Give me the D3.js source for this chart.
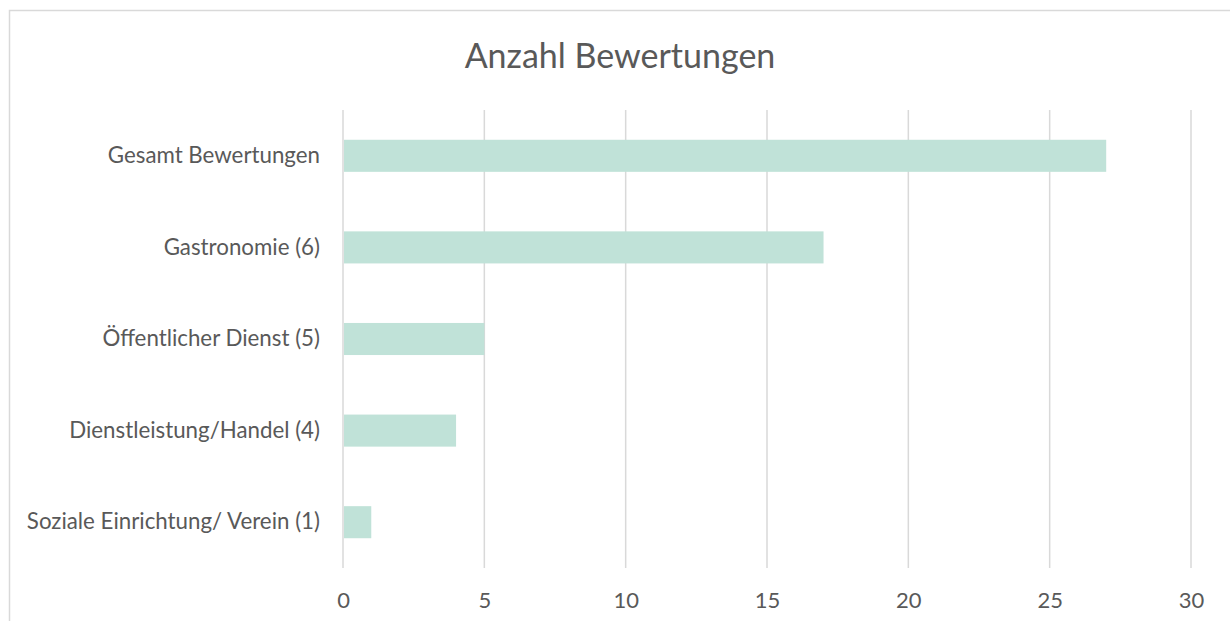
<!DOCTYPE html>
<html>
<head>
<meta charset="utf-8">
<script src="https://cdn.jsdelivr.net/npm/d3@7"></script>
<style>
  body { margin: 0; background: #fff; }
  svg { display: block; font-family: Lato, "Open Sans", sans-serif; }
</style>
</head>
<body>
<div id="chart"></div>
<script>
// chart values
const categories = [
  'Gesamt Bewertungen',
  'Gastronomie (6)',
  'Öffentlicher Dienst (5)',
  'Dienstleistung/Handel (4)',
  'Soziale Einrichtung/ Verein (1)'
];
const values = [27, 17, 5, 4, 1];
const xTicks = [0, 5, 10, 15, 20, 25, 30];
const title = 'Anzahl Bewertungen';

const width = 1230, height = 621;
const margin = {top: 110, right: 39, bottom: 53, left: 343};

const svg = d3.select('#chart')
  .append('svg')
    .attr('width', width)
    .attr('height', height);

// outer chart border (only top and left show in the frame)
svg.append('rect')
  .attr('x', 9.5)
  .attr('y', 10.5)
  .attr('width', width)
  .attr('height', height)
  .attr('fill', 'none')
  .attr('stroke', '#d9d9d9')
  .attr('stroke-width', 1.5);

const x = d3.scaleLinear()
  .domain([0, 30])
  .range([margin.left, width - margin.right]);

const y = d3.scaleBand()
  .domain(categories)
  .range([margin.top, height - margin.bottom])
  .paddingInner(0.65)
  .paddingOuter(0.325);

// vertical gridlines
svg.append('g')
  .selectAll('line')
  .data(xTicks)
  .enter()
  .append('line')
    .attr('x1', d => x(d))
    .attr('x2', d => x(d))
    .attr('y1', margin.top)
    .attr('y2', height - margin.bottom)
    .attr('stroke', '#d9d9d9')
    .attr('stroke-width', 1.5);

// bars
svg.append('g')
  .selectAll('rect')
  .data(values)
  .enter()
  .append('rect')
    .attr('x', x(0) + 1)
    .attr('y', (d, i) => y(categories[i]))
    .attr('width', d => x(d) - x(0) - 1)
    .attr('height', y.bandwidth())
    .attr('fill', '#c0e2d8');

// x axis labels
const xAxis = d3.axisBottom(x)
  .tickValues(xTicks)
  .tickSize(0)
  .tickPadding(24);

svg.append('g')
  .attr('transform', `translate(0,${height - margin.bottom})`)
  .call(xAxis)
  .call(g => g.select('.domain').remove())
  .call(g => g.selectAll('text')
    .attr('fill', '#595959')
    .style('font-size', '22px')
    .style('font-family', 'Lato, sans-serif'));

// category labels
const yAxis = d3.axisLeft(y)
  .tickSize(0)
  .tickPadding(23);

svg.append('g')
  .attr('transform', `translate(${margin.left},0)`)
  .call(yAxis)
  .call(g => g.select('.domain').remove())
  .call(g => g.selectAll('text')
    .attr('fill', '#595959')
    .style('font-size', '22.3px')
    .style('font-family', 'Lato, sans-serif'));

// title
svg.append('text')
  .attr('x', 620)
  .attr('y', 68)
  .attr('text-anchor', 'middle')
  .attr('fill', '#595959')
  .style('font-size', '34px')
  .text(title);
</script>
</body>
</html>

AIM OF THE EXERCISE >> Transcribe the whole listing exactly. Pictures are excluded.

REPLY TO THE TASK >>
Give me the D3.js source for this chart.
<!DOCTYPE html>
<html>
<head>
<meta charset="utf-8">
<script src="https://cdn.jsdelivr.net/npm/d3@7"></script>
<style>
  body { margin: 0; background: #fff; }
  svg { display: block; font-family: Lato, "Open Sans", sans-serif; }
</style>
</head>
<body>
<div id="chart"></div>
<script>
// chart values
const categories = [
  'Gesamt Bewertungen',
  'Gastronomie (6)',
  'Öffentlicher Dienst (5)',
  'Dienstleistung/Handel (4)',
  'Soziale Einrichtung/ Verein (1)'
];
const values = [27, 17, 5, 4, 1];
const xTicks = [0, 5, 10, 15, 20, 25, 30];
const title = 'Anzahl Bewertungen';

const width = 1230, height = 621;
const margin = {top: 110, right: 39, bottom: 53, left: 343};

const svg = d3.select('#chart')
  .append('svg')
    .attr('width', width)
    .attr('height', height);

// outer chart border (only top and left show in the frame)
svg.append('rect')
  .attr('x', 9.5)
  .attr('y', 10.5)
  .attr('width', width)
  .attr('height', height)
  .attr('fill', 'none')
  .attr('stroke', '#d9d9d9')
  .attr('stroke-width', 1.5);

const x = d3.scaleLinear()
  .domain([0, 30])
  .range([margin.left, width - margin.right]);

const y = d3.scaleBand()
  .domain(categories)
  .range([margin.top, height - margin.bottom])
  .paddingInner(0.65)
  .paddingOuter(0.325);

// vertical gridlines
svg.append('g')
  .selectAll('line')
  .data(xTicks)
  .enter()
  .append('line')
    .attr('x1', d => x(d))
    .attr('x2', d => x(d))
    .attr('y1', margin.top)
    .attr('y2', height - margin.bottom)
    .attr('stroke', '#d9d9d9')
    .attr('stroke-width', 1.5);

// bars
svg.append('g')
  .selectAll('rect')
  .data(values)
  .enter()
  .append('rect')
    .attr('x', x(0) + 1)
    .attr('y', (d, i) => y(categories[i]))
    .attr('width', d => x(d) - x(0) - 1)
    .attr('height', y.bandwidth())
    .attr('fill', '#c0e2d8');

// x axis labels
const xAxis = d3.axisBottom(x)
  .tickValues(xTicks)
  .tickSize(0)
  .tickPadding(24);

svg.append('g')
  .attr('transform', `translate(0,${height - margin.bottom})`)
  .call(xAxis)
  .call(g => g.select('.domain').remove())
  .call(g => g.selectAll('text')
    .attr('fill', '#595959')
    .style('font-size', '22px')
    .style('font-family', 'Lato, sans-serif'));

// category labels
const yAxis = d3.axisLeft(y)
  .tickSize(0)
  .tickPadding(23);

svg.append('g')
  .attr('transform', `translate(${margin.left},0)`)
  .call(yAxis)
  .call(g => g.select('.domain').remove())
  .call(g => g.selectAll('text')
    .attr('fill', '#595959')
    .style('font-size', '22.3px')
    .style('font-family', 'Lato, sans-serif'));

// title
svg.append('text')
  .attr('x', 620)
  .attr('y', 68)
  .attr('text-anchor', 'middle')
  .attr('fill', '#595959')
  .style('font-size', '34px')
  .text(title);
</script>
</body>
</html>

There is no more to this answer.